In the long-run, MSAs would drive low-deductible policies out of the market. If premiums for health insurance with low deductibles (e.g., $250) increased between 60 percent and 300 percent (as predicted), these policies will be unaffordable for many. It is only a matter of time before insurers would decide to leave the traditional market in order to market high-deductible only policies. This means less choice of policies for families.
Families with a child with a chronic illness will face sizeable out-of-pocket costs if they have an MSA plan. Consider the case of a child with a serious disability such as cerebral palsy. While the average annual health care cost for an infant (under 1 year old) receiving Medicaid was $2,284 (in 1992), the average annual health care cost for a disabled child of this age was $16,227, seven times as much.3 If health care costs for a disabled child (who is not eligible for Medicaid) were $16,227, then this child's family would face sizeable out-of-pocket costs if they have a high-deductible health insurance policy: The deductible could be $2,000; coinsurance (at 20 percent) after meeting the deductible could be $2,845. The family's total out-of-pocket health care costs for this child (alone) would be $4,485. It is extremely unlikely that this family would have any balance in an MSA, since the baby is so young.

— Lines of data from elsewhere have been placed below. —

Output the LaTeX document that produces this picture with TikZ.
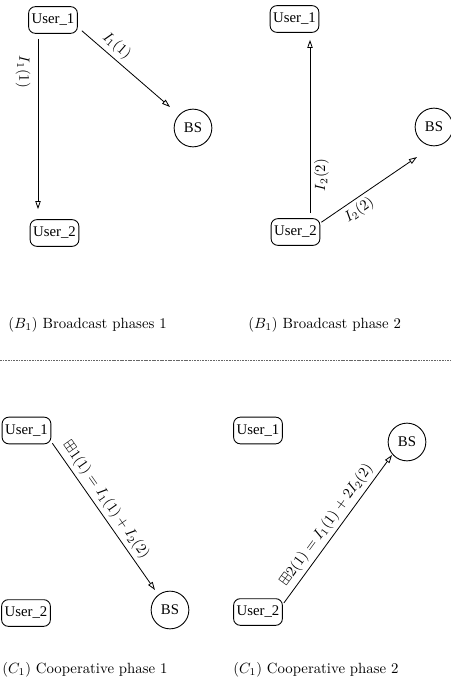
\documentclass[tikz,border=0pt]{standalone}
\usepackage{amssymb}
\usepackage{fontspec}
\newfontfamily\tnr{Liberation Serif}
\usetikzlibrary{arrows.meta,calc}
\begin{document}
\begin{tikzpicture}[x=0.676pt,y=-0.676pt,
  user/.style={draw,rounded corners=4.5pt,line width=0.6pt,font=\tnr,minimum width=33pt,minimum height=18pt,inner xsep=2pt,inner ysep=0pt},
  bs/.style={draw,circle,line width=0.6pt,font=\tnr,minimum size=25.5pt,inner sep=0pt},
  arr/.style={line width=0.55pt,-{Triangle[open,length=5.5pt,width=3.6pt]}},
  lbl/.style={font=\normalsize,inner sep=2.5pt},
  captext/.style={anchor=west,inner sep=0pt}]
\useasboundingbox (0,0) rectangle (451,686);
% panel 1
\node[user] (u11) at (53,20) {User\_1};
\node[user] (u12) at (54.5,233) {User\_2};
\node[bs] (bs1) at (193,128) {BS};
\draw[arr] ($(u11.south)+(-15,5)$) -- ($(u12.north)+(-16.5,-10)$);
\node[lbl,rotate=-90] (l11) at (23,72) {$I_1(1)$};
\draw[arr] ($(u11.south east)+(4,-3)$) -- node[lbl,sloped,above,pos=0.31] (l12) {$I_1(1)$} ($(bs1)+(-23,-21)$);
% panel 2
\node[user] (u21) at (294.5,19) {User\_1};
\node[user] (u22) at (295.5,232) {User\_2};
\node[bs] (bs2) at (434,127) {BS};
\draw[arr] ($(u22.north)+(14.5,-5)$) -- node[lbl,sloped,below,pos=0.22] (l21) {$I_2(2)$} ($(u21.south)+(15.5,7)$);
\draw[arr] ($(u22.north east)+(1,4)$) -- node[lbl,sloped,below,pos=0.33] (l22) {$I_2(2)$} ($(bs2)+(-17,30)$);
% captions top
\node[captext] (c1) at (8,325) {$(B_1)$ Broadcast phases 1};
\node[captext] (c2) at (248,325) {$(B_1)$ Broadcast phase 2};
% separator
\coordinate (s1) at (0,360);
\coordinate (s2) at (451,360);
\draw[line width=0.4pt,gray!80!black,dash pattern=on 1.2pt off 0.6pt] (s1) -- (s2);
% panel 3
\node[user] (u31) at (26.5,430.5) {User\_1};
\node[user] (u32) at (26,613) {User\_2};
\node[bs] (bs3) at (170,610) {BS};
\draw[arr] ($(u31.south east)+(1,-1)$) -- node[lbl,sloped,above,pos=0.43] (l31) {$\boxplus 1(1) = I_1(1) + I_2(2)$} ($(bs3)+(-15,-20)$);
% panel 4
\node[user] (u41) at (258,430.5) {User\_1};
\node[user] (u42) at (258,612) {User\_2};
\node[bs] (bs4) at (407,442) {BS};
\draw[arr] ($(u42.east)+(1,-9)$) -- node[lbl,sloped,above,pos=0.48] (l41) {$\boxplus 2(1) = I_1(1) + 2I_2(2)$} ($(bs4)+(-15,13)$);
% captions bottom
\node[captext] (c3) at (2,670) {$(C_1)$ Cooperative phase 1};
\node[captext] (c4) at (233,670) {$(C_1)$ Cooperative phase 2};
\end{tikzpicture}
\end{document}
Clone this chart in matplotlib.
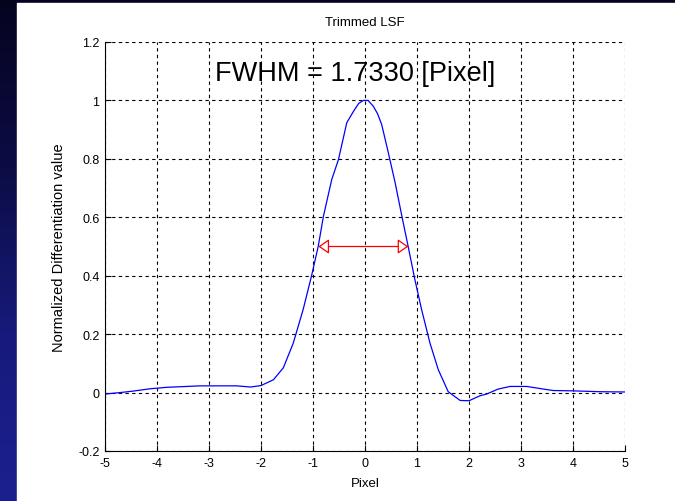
import numpy as np
import matplotlib
matplotlib.use('Agg')
import matplotlib.pyplot as plt
from matplotlib.colors import LinearSegmentedColormap

# LSF curve
pixel = [-5.0, -4.71, -4.46, -4.13, -3.81, -3.17, -2.47, -2.2, -2.0, -1.76,
         -1.57, -1.38, -1.19, -1.03, -0.90, -0.80, -0.64, -0.51, -0.35, -0.22,
         -0.12, -0.03, 0.06, 0.16, 0.24, 0.32, 0.45, 0.58, 0.71, 0.83, 0.96, 1.09,
         1.25, 1.41, 1.60, 1.83, 2.0, 2.21, 2.34, 2.56, 2.79, 3.11,
         3.43, 3.62, 3.98, 4.5, 5.0]
lsf = [-0.005, 0.0, 0.005, 0.013, 0.018, 0.023, 0.023, 0.019, 0.024, 0.044,
       0.085, 0.169, 0.284, 0.398, 0.50, 0.603, 0.729, 0.798, 0.924, 0.963,
       0.99, 1.0, 1.0, 0.98, 0.955, 0.918, 0.82, 0.718, 0.603, 0.50, 0.386, 0.283,
       0.169, 0.078, 0.003, -0.027, -0.028, -0.011, -0.005, 0.012, 0.021, 0.021,
       0.012, 0.007, 0.006, 0.003, 0.002]

fwhm_left = -0.898
fwhm_right = 0.835
half_max = 0.5
fwhm_text = 'FWHM = 1.7330 [Pixel]'

x_ticks = [-5, -4, -3, -2, -1, 0, 1, 2, 3, 4, 5]
y_ticks = [-0.2, 0, 0.2, 0.4, 0.6, 0.8, 1, 1.2]
y_ticklabels = ['-0.2', '0', '0.2', '0.4', '0.6', '0.8', '1', '1.2']

plt.rcParams['font.family'] = ['Liberation Sans', 'DejaVu Sans']
plt.rcParams['axes.unicode_minus'] = False

fig = plt.figure(figsize=(6.75, 5.02), dpi=100)

# slide background: dark navy gradient, white panel
bg = fig.add_axes([0, 0, 1, 1], zorder=-10)
bg.set_axis_off()
cmap = LinearSegmentedColormap.from_list('slide', ['#05041f', '#0c0c45', '#171a7a', '#1b2090'])
grad = np.linspace(0, 1, 256).reshape(-1, 1)
bg.imshow(grad, aspect='auto', cmap=cmap, extent=[0, 1, 0, 1], origin='upper')
bg.add_patch(plt.Rectangle((17 / 675, 0), 1, 1 - 4 / 502, color='white'))
bg.set_xlim(0, 1)
bg.set_ylim(0, 1)

ax = fig.add_axes([105 / 675, 1 - 452 / 502, 520 / 675, 409 / 502])
ax.plot(pixel, lsf, color='blue', linewidth=0.9)

ax.annotate('', xy=(fwhm_left, half_max), xytext=(fwhm_right, half_max),
            arrowprops=dict(arrowstyle='<|-|>,head_length=0.65,head_width=0.45',
                            color='red', fc='white', lw=0.9, shrinkA=0, shrinkB=0,
                            mutation_scale=10))

ax.text(-2.88, 1.095, fwhm_text, fontsize=19.5, ha='left', va='center')

ax.set_xlim(-5, 5)
ax.set_ylim(-0.2, 1.2)
ax.set_xticks(x_ticks)
ax.set_yticks(y_ticks)
ax.set_yticklabels(y_ticklabels)
ax.tick_params(direction='in', length=4, width=0.8, labelsize=9, pad=4)
ax.grid(True, color='black', linestyle=(0, (3, 3)), linewidth=0.8)
ax.spines['top'].set_visible(False)
ax.spines['right'].set_visible(False)

ax.set_title('Trimmed LSF', fontsize=9.5, pad=12)
ax.set_xlabel('Pixel', fontsize=9.5, labelpad=6)
ax.set_ylabel('Normalized Differentiation value', fontsize=10.5, labelpad=9)

fig.savefig('out.png', dpi=100)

Children's MSA accounts are likely to be empty. The 1996 Kassebaum-Kennedy health bill did not require employers to put money into employees' MSAs. Since children don't have employers, it is even less likely that there would be any funding for MSAs outside the family. This is the case especially since fewer employers are providing health insurance coverage for employees' dependents, with the percent of children covered by their parents' employer-based plans decreasing from 67 percent in 1987 to 59 percent in 1995. Since most uninsured children live in families with modest incomes, it is very unlikely that their families could contribute money to a savings account for health care. Even if they could, they would find that tax benefits would be modest because of their low tax bracket.
Many children will not get preventive care. MSAs for children are likely to be packaged with health insurance policies with high deductibles of $1,500 to $4,500. Even if the health insurance policies covered preventive benefits, insurance will actually pay the preventive care costs for a small percent of children, since few have costs high enough to meet the deductible. Families with unfunded MSAs will have to pay the full cost of preventive care (e.g., check-ups and immunizations) out-of-pocket. Many will be unable to afford to do this.
2 - See, for example, "Medical Savings Accounts -- Cost Implications and Design Issues," American Academy of Actuaries, Washington DC, May 1995, p. 6; and Len M. Nichols, Marilyn Moon, & Susan Wall, "Tax-Preferred Medical Savings Accounts and Catastrophic Health Insurance Plans: A Numerical Analysis of Winners and Losers," The Urban Institute, Washington DC, April 1996, p. 12.
3 - Marsha Regenstein and Jack A. Meyer, "Low Income Children with Disabilities: How Will They Fare Under Health Care Reform?" The Economic and Social Research Institute, National Academy for State Health Policy, August 1994.